(Supplied material)
:::

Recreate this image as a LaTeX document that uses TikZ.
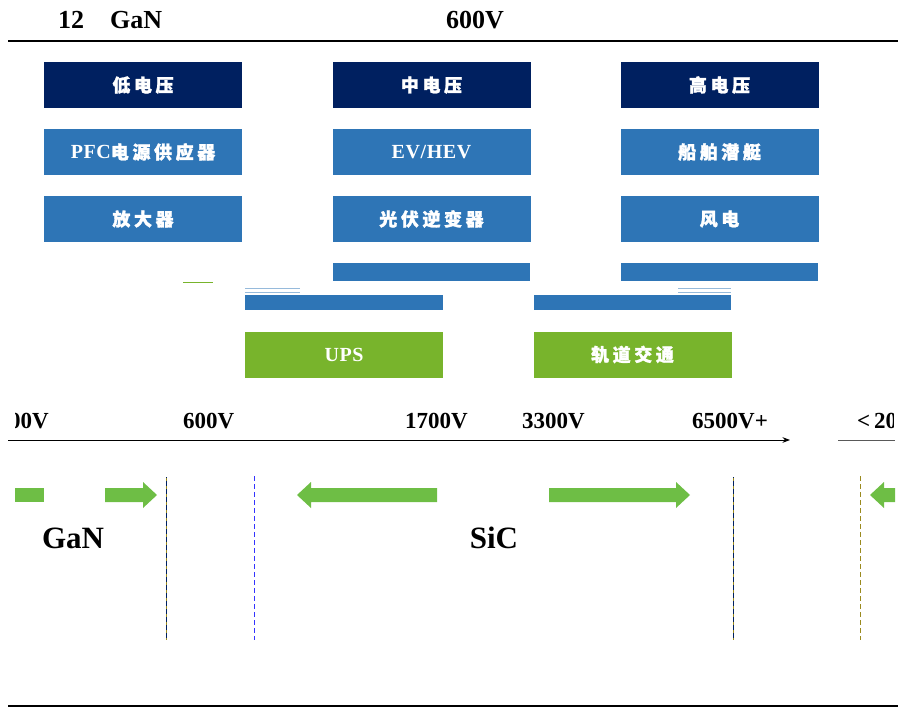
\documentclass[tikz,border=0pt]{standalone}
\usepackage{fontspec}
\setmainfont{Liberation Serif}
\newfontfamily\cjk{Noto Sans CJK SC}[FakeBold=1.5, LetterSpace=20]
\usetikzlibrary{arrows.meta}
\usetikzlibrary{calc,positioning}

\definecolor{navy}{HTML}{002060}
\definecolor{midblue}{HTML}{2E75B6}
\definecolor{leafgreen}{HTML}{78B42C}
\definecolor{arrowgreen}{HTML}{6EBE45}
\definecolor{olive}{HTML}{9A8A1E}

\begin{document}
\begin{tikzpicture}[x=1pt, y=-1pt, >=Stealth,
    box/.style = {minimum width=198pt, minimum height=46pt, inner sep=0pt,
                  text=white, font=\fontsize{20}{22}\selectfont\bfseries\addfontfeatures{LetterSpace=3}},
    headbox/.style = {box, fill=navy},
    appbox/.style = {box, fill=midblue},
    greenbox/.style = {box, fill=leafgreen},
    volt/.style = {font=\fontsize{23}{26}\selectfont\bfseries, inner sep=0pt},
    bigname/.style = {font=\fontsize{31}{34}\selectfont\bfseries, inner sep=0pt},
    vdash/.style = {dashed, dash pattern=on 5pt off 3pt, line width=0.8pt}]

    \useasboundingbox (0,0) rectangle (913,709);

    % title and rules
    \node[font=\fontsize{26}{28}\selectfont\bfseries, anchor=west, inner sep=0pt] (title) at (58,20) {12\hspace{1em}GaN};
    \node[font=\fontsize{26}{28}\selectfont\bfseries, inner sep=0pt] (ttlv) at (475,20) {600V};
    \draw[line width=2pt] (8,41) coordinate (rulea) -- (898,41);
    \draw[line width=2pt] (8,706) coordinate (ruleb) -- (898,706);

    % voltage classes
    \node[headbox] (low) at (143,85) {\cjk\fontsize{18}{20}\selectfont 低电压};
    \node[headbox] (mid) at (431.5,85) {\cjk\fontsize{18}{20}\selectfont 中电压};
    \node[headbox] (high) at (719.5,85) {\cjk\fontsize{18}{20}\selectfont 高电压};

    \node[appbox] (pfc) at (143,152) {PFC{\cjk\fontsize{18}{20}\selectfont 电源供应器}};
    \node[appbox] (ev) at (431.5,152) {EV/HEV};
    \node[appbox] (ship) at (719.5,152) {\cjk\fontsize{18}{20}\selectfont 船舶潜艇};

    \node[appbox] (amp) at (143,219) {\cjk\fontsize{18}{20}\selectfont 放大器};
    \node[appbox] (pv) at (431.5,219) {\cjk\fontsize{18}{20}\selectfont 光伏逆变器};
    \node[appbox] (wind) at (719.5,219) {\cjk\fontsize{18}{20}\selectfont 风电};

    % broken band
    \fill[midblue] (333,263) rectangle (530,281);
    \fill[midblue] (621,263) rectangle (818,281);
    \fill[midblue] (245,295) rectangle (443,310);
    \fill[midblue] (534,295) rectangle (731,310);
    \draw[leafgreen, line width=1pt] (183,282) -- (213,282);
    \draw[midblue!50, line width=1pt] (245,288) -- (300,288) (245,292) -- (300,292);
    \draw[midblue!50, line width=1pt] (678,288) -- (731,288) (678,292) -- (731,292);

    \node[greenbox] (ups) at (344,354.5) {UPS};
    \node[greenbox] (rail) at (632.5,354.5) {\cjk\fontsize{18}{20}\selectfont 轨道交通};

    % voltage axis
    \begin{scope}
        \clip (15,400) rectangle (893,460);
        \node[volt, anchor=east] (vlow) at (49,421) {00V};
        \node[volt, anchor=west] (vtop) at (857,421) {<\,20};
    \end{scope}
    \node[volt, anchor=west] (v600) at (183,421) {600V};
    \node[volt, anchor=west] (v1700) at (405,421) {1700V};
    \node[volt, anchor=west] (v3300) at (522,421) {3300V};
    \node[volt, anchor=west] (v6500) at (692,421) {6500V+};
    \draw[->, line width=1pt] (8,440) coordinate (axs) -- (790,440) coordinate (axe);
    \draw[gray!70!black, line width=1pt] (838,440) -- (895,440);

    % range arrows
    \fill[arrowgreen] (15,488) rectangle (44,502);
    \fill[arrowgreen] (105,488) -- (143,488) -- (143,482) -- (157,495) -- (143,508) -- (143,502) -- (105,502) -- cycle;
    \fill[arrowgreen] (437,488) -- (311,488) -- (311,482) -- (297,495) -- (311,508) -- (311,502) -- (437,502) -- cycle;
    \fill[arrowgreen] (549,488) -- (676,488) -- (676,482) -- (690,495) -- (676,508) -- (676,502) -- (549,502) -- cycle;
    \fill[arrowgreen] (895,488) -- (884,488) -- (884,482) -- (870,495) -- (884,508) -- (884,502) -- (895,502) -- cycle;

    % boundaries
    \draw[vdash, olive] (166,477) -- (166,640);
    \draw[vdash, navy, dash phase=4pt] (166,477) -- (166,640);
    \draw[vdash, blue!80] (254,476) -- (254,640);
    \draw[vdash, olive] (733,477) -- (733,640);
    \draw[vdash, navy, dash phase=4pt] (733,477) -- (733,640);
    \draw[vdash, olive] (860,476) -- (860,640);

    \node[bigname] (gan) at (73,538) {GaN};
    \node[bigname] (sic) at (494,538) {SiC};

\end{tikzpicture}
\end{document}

:::

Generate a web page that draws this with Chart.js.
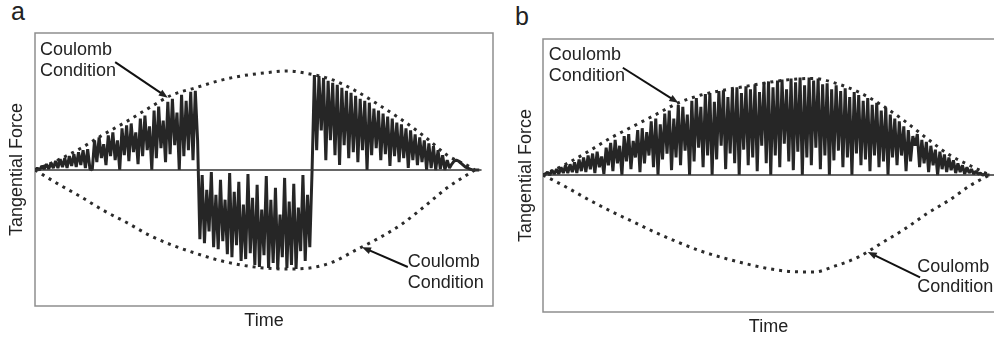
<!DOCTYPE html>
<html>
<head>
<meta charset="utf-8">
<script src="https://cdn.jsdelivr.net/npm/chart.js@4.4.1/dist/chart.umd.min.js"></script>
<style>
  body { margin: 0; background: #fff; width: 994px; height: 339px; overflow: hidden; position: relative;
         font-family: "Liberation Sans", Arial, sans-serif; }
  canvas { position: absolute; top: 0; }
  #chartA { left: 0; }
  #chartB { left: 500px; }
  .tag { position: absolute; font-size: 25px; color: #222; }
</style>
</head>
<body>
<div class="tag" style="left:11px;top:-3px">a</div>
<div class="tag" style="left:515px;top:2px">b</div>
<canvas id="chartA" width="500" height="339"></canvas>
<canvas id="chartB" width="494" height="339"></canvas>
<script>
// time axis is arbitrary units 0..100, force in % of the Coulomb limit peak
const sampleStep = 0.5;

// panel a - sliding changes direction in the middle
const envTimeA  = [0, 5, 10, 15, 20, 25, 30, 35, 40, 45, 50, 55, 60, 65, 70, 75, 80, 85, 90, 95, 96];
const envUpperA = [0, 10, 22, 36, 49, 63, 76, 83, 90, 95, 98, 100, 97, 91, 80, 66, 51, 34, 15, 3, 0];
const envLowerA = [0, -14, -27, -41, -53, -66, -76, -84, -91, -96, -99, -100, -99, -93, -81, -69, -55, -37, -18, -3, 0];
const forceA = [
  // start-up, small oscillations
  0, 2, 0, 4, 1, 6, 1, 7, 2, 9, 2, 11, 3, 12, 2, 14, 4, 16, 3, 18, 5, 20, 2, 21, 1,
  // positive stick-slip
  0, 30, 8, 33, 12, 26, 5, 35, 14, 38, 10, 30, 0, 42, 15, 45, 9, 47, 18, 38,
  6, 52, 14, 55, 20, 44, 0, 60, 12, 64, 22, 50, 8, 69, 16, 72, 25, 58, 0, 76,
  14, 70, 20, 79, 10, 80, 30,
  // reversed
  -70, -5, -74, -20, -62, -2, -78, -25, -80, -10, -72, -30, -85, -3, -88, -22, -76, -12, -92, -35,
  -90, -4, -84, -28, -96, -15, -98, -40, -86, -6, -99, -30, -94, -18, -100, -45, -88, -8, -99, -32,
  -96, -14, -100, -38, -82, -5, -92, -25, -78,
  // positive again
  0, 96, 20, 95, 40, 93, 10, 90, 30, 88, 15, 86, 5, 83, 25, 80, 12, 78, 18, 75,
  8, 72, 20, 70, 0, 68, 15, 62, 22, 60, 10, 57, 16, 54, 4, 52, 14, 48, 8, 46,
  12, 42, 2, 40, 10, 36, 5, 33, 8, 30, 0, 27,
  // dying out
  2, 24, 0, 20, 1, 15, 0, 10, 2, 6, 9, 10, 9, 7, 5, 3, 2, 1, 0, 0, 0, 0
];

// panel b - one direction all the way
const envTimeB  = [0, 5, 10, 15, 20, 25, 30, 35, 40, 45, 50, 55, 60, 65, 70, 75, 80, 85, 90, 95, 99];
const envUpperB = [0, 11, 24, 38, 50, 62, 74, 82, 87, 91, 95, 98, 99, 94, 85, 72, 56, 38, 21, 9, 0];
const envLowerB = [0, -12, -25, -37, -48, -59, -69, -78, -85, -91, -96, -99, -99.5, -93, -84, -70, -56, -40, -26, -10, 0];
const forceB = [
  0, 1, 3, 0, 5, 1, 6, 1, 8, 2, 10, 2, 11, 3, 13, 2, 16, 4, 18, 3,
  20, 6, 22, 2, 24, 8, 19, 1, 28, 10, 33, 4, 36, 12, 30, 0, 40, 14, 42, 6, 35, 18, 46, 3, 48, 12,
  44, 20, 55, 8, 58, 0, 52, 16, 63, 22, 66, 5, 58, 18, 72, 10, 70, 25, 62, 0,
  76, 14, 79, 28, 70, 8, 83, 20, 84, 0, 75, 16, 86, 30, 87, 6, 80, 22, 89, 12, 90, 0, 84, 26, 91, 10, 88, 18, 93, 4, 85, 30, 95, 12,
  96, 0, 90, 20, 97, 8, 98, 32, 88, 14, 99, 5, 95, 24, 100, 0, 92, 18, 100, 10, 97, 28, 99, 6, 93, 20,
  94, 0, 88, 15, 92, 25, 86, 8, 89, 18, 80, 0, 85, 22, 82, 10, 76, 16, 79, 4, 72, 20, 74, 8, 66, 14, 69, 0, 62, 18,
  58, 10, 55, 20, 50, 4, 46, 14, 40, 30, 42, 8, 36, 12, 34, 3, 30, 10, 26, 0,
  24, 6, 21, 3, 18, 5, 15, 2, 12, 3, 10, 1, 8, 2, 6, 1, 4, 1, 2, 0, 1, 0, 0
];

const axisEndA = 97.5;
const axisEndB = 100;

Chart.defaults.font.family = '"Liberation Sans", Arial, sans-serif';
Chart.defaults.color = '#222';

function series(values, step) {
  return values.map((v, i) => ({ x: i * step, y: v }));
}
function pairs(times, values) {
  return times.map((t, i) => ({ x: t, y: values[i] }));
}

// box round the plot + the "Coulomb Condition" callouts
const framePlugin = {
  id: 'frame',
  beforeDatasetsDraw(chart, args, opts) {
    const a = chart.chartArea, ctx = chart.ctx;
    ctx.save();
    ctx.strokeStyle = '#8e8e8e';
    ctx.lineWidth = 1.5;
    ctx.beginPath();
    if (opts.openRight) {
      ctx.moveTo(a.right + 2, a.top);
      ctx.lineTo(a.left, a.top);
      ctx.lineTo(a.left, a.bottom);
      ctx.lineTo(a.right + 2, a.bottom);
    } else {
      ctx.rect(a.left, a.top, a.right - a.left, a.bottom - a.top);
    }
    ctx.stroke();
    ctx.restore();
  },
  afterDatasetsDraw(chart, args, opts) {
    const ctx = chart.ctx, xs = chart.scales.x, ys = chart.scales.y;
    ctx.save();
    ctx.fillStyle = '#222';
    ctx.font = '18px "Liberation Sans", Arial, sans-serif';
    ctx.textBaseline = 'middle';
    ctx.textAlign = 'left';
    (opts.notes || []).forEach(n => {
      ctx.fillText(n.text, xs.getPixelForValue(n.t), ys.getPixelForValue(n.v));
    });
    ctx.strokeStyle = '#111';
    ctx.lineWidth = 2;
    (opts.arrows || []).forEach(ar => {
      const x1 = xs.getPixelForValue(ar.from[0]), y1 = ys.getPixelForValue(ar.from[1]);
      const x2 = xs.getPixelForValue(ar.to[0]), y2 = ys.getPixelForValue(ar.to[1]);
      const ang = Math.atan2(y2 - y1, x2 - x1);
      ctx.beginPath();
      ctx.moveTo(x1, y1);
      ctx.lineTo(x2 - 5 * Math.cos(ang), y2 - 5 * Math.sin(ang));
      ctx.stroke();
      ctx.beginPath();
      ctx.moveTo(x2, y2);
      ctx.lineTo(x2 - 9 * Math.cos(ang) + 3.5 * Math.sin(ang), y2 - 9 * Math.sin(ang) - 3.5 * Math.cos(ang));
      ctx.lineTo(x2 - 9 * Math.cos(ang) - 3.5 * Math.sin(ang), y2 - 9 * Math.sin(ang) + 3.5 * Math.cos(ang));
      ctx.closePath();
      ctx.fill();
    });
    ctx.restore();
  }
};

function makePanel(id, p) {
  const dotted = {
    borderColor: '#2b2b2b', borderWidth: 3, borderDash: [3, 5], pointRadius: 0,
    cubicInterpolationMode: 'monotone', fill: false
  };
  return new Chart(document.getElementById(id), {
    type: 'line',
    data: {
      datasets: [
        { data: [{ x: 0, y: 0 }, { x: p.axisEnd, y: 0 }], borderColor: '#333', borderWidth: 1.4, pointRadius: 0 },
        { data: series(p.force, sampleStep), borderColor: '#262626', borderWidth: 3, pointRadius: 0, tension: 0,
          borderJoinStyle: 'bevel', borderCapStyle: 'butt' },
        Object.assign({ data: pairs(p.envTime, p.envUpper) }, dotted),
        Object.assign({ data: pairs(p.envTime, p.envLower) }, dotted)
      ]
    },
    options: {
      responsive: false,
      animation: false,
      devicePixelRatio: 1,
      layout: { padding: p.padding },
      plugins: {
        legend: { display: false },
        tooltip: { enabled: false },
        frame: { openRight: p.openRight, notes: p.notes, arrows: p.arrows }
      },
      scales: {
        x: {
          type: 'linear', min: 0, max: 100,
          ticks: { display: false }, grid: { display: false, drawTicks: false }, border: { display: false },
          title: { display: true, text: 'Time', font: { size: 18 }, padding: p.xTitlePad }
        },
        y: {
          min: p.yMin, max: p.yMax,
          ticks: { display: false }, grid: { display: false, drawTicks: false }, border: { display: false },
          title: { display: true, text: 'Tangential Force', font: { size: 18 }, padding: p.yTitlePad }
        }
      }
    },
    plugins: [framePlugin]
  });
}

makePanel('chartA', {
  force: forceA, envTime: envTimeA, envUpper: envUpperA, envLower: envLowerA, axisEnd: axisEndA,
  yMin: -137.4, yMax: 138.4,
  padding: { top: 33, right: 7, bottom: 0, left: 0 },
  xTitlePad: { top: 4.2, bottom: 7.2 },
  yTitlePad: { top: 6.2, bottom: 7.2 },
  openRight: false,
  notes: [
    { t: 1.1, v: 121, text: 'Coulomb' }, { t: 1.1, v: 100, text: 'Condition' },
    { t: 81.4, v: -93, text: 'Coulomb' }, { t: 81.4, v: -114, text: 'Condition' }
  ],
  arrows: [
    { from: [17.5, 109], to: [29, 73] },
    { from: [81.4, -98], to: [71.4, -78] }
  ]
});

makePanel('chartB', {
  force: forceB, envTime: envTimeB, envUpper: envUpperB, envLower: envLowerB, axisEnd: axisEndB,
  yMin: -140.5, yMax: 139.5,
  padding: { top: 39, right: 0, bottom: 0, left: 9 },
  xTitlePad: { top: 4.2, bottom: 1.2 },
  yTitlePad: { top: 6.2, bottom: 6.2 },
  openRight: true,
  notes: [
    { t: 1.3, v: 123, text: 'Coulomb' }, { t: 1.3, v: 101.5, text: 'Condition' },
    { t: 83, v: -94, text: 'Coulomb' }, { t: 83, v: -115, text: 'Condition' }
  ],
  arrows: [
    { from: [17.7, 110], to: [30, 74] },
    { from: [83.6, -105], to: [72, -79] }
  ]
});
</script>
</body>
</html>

:::

(Stated problem)
Copy exactly the stretch of lines that starts at the line holding "Generate a web" and ends at the line holding "const sampleStep = 0.5;". Drop the pictures.

(Finished answer)
Generate a web page that draws this with Chart.js.
<!DOCTYPE html>
<html>
<head>
<meta charset="utf-8">
<script src="https://cdn.jsdelivr.net/npm/chart.js@4.4.1/dist/chart.umd.min.js"></script>
<style>
  body { margin: 0; background: #fff; width: 994px; height: 339px; overflow: hidden; position: relative;
         font-family: "Liberation Sans", Arial, sans-serif; }
  canvas { position: absolute; top: 0; }
  #chartA { left: 0; }
  #chartB { left: 500px; }
  .tag { position: absolute; font-size: 25px; color: #222; }
</style>
</head>
<body>
<div class="tag" style="left:11px;top:-3px">a</div>
<div class="tag" style="left:515px;top:2px">b</div>
<canvas id="chartA" width="500" height="339"></canvas>
<canvas id="chartB" width="494" height="339"></canvas>
<script>
// time axis is arbitrary units 0..100, force in % of the Coulomb limit peak
const sampleStep = 0.5;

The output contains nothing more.